Turns out, below the bottles of bubbly in the locker is a teeny, tenny bilge pump about the size of a bicycle tire pump. He hurriedly extracts that and tries to bail out the water with it (which is now probably 1500 gallons inside the boat and has flooded below decks up over the floor boards and is coming up about an inch every five minutes). He jams the outlet hose of the pump into the centerboard drain, but every time he tries to pump fast, the hose gets loose and flails around the below deck cabin like an angry snake, hissing out streams of putrid oily bilge water. Okay, onto to the basics -- bucket.
In a stroke of genius, it now dawns on me that the reason the boards (remember them again?) had to have their edges planed is that, when boards get soaked -- they expaaaaaand. So obviously this not the first high-inside water event these boards and this boat has had recently. Very recently. Like just very possibly maybe, the prior trip?

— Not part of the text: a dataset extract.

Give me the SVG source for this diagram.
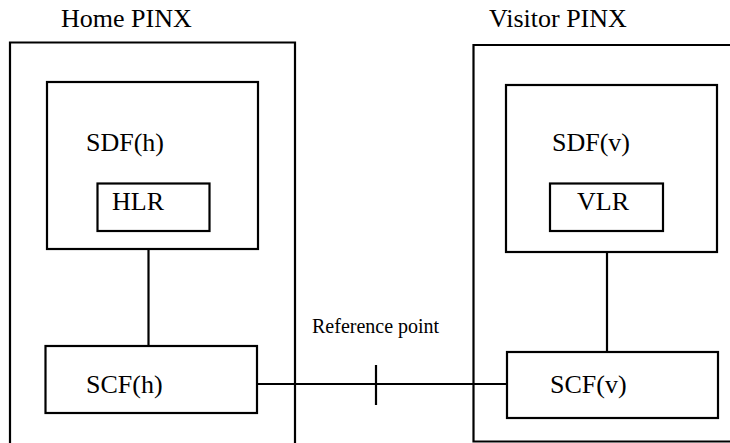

The mate is now nervous, sweaty and soaked with bilge water. I toy with the idea of actually lending a hand, but gee, I'd really rather not sully my fresh tennis shoes and nice designer socks.
But, my moral dilemma is now miraculously solved by an unlikely source. The nasty damp wind which before was a negative now turns out to be our saviour. It pushes the boat just barely fast enough to get to an emergency dock and let us off before, presumably, the whole sodden shebang sinks
The dock is occupied with a jetski being hosed off by a young girl. When our crew calls out for her to please move it over for an emergency docking, she say she does not know how to drive it, and they say, "well then SWIM it over"..
We do not wait around to see when or if the mast of our conveyance submerges, faithfully following the lead of the hull toward Davy Jones’ locker. We do dutifully trudge back to the original dock and get the credit card charge reversed. No protest by the dock hands.
However my first act on dry land is to lean down and kiss the grubbly smelly pressure treated dock wood like it was my first born.
I am now hoping for a calm and dry weekend back at 660 feet above sea level in my beautifully landlocked home on a hilltop.